**What you need to do:** Repeat the listing in full. Nothing may be added or left out.

--- start Data shown ---

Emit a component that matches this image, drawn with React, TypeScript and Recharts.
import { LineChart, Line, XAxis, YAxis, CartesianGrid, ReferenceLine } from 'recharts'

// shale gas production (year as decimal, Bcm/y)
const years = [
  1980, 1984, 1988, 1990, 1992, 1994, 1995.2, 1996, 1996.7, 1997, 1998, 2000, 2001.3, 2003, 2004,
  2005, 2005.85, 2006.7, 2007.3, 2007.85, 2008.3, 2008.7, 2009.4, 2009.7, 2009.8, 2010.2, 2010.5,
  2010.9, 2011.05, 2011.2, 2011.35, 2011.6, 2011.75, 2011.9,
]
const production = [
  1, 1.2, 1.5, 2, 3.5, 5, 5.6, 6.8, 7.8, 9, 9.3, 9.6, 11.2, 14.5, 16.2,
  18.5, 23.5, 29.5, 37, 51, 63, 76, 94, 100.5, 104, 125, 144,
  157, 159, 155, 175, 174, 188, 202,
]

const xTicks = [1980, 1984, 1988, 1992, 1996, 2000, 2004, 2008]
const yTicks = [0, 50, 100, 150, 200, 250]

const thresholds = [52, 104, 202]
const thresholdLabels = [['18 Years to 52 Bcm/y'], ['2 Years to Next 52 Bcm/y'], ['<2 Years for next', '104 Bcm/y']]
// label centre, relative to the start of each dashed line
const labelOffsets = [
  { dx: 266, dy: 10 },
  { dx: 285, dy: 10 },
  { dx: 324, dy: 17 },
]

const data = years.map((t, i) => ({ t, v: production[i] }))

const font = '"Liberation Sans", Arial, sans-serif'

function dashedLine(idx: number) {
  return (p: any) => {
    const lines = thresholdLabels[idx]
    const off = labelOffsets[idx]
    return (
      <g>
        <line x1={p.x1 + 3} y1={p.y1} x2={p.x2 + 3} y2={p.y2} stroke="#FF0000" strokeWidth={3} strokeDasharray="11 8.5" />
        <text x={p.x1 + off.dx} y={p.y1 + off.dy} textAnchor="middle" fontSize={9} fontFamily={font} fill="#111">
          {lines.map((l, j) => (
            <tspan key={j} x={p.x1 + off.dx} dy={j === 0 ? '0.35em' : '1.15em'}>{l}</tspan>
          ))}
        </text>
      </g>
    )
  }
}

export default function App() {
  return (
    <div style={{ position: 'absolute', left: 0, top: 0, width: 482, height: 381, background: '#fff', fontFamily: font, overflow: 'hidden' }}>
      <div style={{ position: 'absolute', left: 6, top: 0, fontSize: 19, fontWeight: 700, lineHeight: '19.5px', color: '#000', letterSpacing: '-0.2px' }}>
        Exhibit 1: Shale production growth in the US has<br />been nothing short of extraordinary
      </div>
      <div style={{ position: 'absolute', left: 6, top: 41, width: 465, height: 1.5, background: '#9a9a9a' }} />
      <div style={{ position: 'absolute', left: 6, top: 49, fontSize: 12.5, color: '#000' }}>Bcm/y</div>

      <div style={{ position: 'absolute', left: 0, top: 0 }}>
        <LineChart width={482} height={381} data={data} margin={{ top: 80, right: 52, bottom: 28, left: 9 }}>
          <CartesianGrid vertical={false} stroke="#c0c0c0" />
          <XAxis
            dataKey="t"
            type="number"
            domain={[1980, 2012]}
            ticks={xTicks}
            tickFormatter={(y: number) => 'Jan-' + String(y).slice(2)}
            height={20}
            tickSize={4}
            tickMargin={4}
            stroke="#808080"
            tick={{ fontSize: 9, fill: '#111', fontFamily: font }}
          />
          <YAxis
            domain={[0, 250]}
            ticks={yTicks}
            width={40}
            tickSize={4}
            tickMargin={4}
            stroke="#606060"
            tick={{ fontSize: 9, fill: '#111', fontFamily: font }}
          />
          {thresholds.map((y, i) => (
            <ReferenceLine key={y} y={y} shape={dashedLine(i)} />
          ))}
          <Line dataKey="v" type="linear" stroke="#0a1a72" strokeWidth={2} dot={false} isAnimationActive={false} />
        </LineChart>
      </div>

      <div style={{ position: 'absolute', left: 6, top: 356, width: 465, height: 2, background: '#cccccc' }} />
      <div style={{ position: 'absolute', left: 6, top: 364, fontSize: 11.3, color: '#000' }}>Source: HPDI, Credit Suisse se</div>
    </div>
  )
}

--- end Data shown ---

**Complete answer:**
Emit a component that matches this image, drawn with React, TypeScript and Recharts.
import { LineChart, Line, XAxis, YAxis, CartesianGrid, ReferenceLine } from 'recharts'

// shale gas production (year as decimal, Bcm/y)
const years = [
  1980, 1984, 1988, 1990, 1992, 1994, 1995.2, 1996, 1996.7, 1997, 1998, 2000, 2001.3, 2003, 2004,
  2005, 2005.85, 2006.7, 2007.3, 2007.85, 2008.3, 2008.7, 2009.4, 2009.7, 2009.8, 2010.2, 2010.5,
  2010.9, 2011.05, 2011.2, 2011.35, 2011.6, 2011.75, 2011.9,
]
const production = [
  1, 1.2, 1.5, 2, 3.5, 5, 5.6, 6.8, 7.8, 9, 9.3, 9.6, 11.2, 14.5, 16.2,
  18.5, 23.5, 29.5, 37, 51, 63, 76, 94, 100.5, 104, 125, 144,
  157, 159, 155, 175, 174, 188, 202,
]

const xTicks = [1980, 1984, 1988, 1992, 1996, 2000, 2004, 2008]
const yTicks = [0, 50, 100, 150, 200, 250]

const thresholds = [52, 104, 202]
const thresholdLabels = [['18 Years to 52 Bcm/y'], ['2 Years to Next 52 Bcm/y'], ['<2 Years for next', '104 Bcm/y']]
// label centre, relative to the start of each dashed line
const labelOffsets = [
  { dx: 266, dy: 10 },
  { dx: 285, dy: 10 },
  { dx: 324, dy: 17 },
]

const data = years.map((t, i) => ({ t, v: production[i] }))

const font = '"Liberation Sans", Arial, sans-serif'

function dashedLine(idx: number) {
  return (p: any) => {
    const lines = thresholdLabels[idx]
    const off = labelOffsets[idx]
    return (
      <g>
        <line x1={p.x1 + 3} y1={p.y1} x2={p.x2 + 3} y2={p.y2} stroke="#FF0000" strokeWidth={3} strokeDasharray="11 8.5" />
        <text x={p.x1 + off.dx} y={p.y1 + off.dy} textAnchor="middle" fontSize={9} fontFamily={font} fill="#111">
          {lines.map((l, j) => (
            <tspan key={j} x={p.x1 + off.dx} dy={j === 0 ? '0.35em' : '1.15em'}>{l}</tspan>
          ))}
        </text>
      </g>
    )
  }
}

export default function App() {
  return (
    <div style={{ position: 'absolute', left: 0, top: 0, width: 482, height: 381, background: '#fff', fontFamily: font, overflow: 'hidden' }}>
      <div style={{ position: 'absolute', left: 6, top: 0, fontSize: 19, fontWeight: 700, lineHeight: '19.5px', color: '#000', letterSpacing: '-0.2px' }}>
        Exhibit 1: Shale production growth in the US has<br />been nothing short of extraordinary
      </div>
      <div style={{ position: 'absolute', left: 6, top: 41, width: 465, height: 1.5, background: '#9a9a9a' }} />
      <div style={{ position: 'absolute', left: 6, top: 49, fontSize: 12.5, color: '#000' }}>Bcm/y</div>

      <div style={{ position: 'absolute', left: 0, top: 0 }}>
        <LineChart width={482} height={381} data={data} margin={{ top: 80, right: 52, bottom: 28, left: 9 }}>
          <CartesianGrid vertical={false} stroke="#c0c0c0" />
          <XAxis
            dataKey="t"
            type="number"
            domain={[1980, 2012]}
            ticks={xTicks}
            tickFormatter={(y: number) => 'Jan-' + String(y).slice(2)}
            height={20}
            tickSize={4}
            tickMargin={4}
            stroke="#808080"
            tick={{ fontSize: 9, fill: '#111', fontFamily: font }}
          />
          <YAxis
            domain={[0, 250]}
            ticks={yTicks}
            width={40}
            tickSize={4}
            tickMargin={4}
            stroke="#606060"
            tick={{ fontSize: 9, fill: '#111', fontFamily: font }}
          />
          {thresholds.map((y, i) => (
            <ReferenceLine key={y} y={y} shape={dashedLine(i)} />
          ))}
          <Line dataKey="v" type="linear" stroke="#0a1a72" strokeWidth={2} dot={false} isAnimationActive={false} />
        </LineChart>
      </div>

      <div style={{ position: 'absolute', left: 6, top: 356, width: 465, height: 2, background: '#cccccc' }} />
      <div style={{ position: 'absolute', left: 6, top: 364, fontSize: 11.3, color: '#000' }}>Source: HPDI, Credit Suisse se</div>
    </div>
  )
}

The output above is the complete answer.